• [Requirements]:
Reproduce exactly the lines below, from the first one through the line containing "import matplotlib.transforms as mtransforms", and omit any pictures.

--- --- ---

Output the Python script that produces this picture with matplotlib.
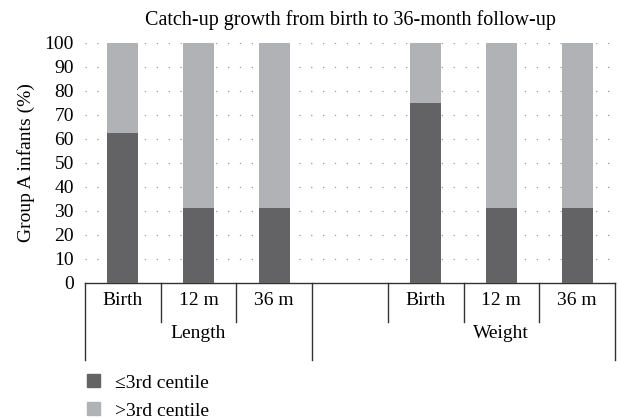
import numpy as np
import matplotlib
matplotlib.use('Agg')
import matplotlib.pyplot as plt
from matplotlib.patches import Patch
import matplotlib.transforms as mtransforms

# ===== DATA =====
slot_labels = ['Birth', '12 m', '36 m', '', 'Birth', '12 m', '36 m']
low_pct = [62.5, 31.25, 31.25, np.nan, 75.0, 31.25, 31.25]     # <=3rd centile
high_pct = [37.5, 68.75, 68.75, np.nan, 25.0, 68.75, 68.75]    # >3rd centile
groups = ['Length', 'Weight']
group_centers = [1, 5]
group_edges = [-0.5, 2.5, 6.5]
yticks = list(range(0, 101, 10))

DARK = '#636365'
LIGHT = '#b1b2b5'

plt.rcParams['font.family'] = ['Liberation Serif', 'DejaVu Serif']
plt.rcParams['font.size'] = 14

# ===== PLOT =====
fig = plt.figure(figsize=(6.18, 4.19), dpi=100)
ax = fig.add_axes([0.1375, 0.3246, 0.8576, 0.5728])

x = np.arange(len(slot_labels))
w = 0.41
ax.bar(x, low_pct, width=w, color=DARK, zorder=3)
ax.bar(x, high_pct, width=w, bottom=low_pct, color=LIGHT, zorder=3)

ax.set_xlim(-0.5, len(slot_labels) - 0.5)
ax.set_ylim(0, 100)
ax.set_yticks(yticks)
ax.set_xticks([])
ax.tick_params(axis='y', length=0, pad=8)
for s in ['left', 'top', 'right']:
    ax.spines[s].set_visible(False)
ax.spines['bottom'].set_linewidth(1.0)
ax.spines['bottom'].set_color('#333333')
for t in yticks[1:]:
    ax.axhline(t, color='#9a9a9a', lw=0.9, ls=(0, (1, 8.5)), zorder=1)

ax.set_title('Catch-up growth from birth to 36-month follow-up', pad=13, fontsize=14.5)
ax.set_ylabel('Group A infants (%)', labelpad=7)

# ===== CATEGORY TABLE UNDER AXIS =====
trans = mtransforms.blended_transform_factory(ax.transData, ax.transAxes)
row1 = -0.161
row2 = -0.32
for i, lab in enumerate(slot_labels):
    ax.text(x[i], -0.075, lab, transform=trans, ha='center', va='center')
for b in np.arange(0.5, len(slot_labels) - 1, 1.0):
    if b in group_edges:
        continue
    ax.plot([b, b], [0, row1], transform=trans, color='#333333', lw=1.0, clip_on=False)
for b in group_edges:
    ax.plot([b, b], [0, row2], transform=trans, color='#333333', lw=1.0, clip_on=False)
for g, c in zip(groups, group_centers):
    ax.text(c, -0.212, g, transform=trans, ha='center', va='center')

handles = [Patch(color=DARK, label='≤3rd centile'), Patch(color=LIGHT, label='>3rd centile')]
fig.legend(handles=handles, loc='upper left', bbox_to_anchor=(0.128, 0.125),
           frameon=False, handlelength=0.65, handleheight=0.65, handletextpad=0.8,
           labelspacing=0.55, borderaxespad=0)

fig.savefig('out.png', dpi=100)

--- --- ---

• [Solution]:
Output the Python script that produces this picture with matplotlib.
import numpy as np
import matplotlib
matplotlib.use('Agg')
import matplotlib.pyplot as plt
from matplotlib.patches import Patch
import matplotlib.transforms as mtransforms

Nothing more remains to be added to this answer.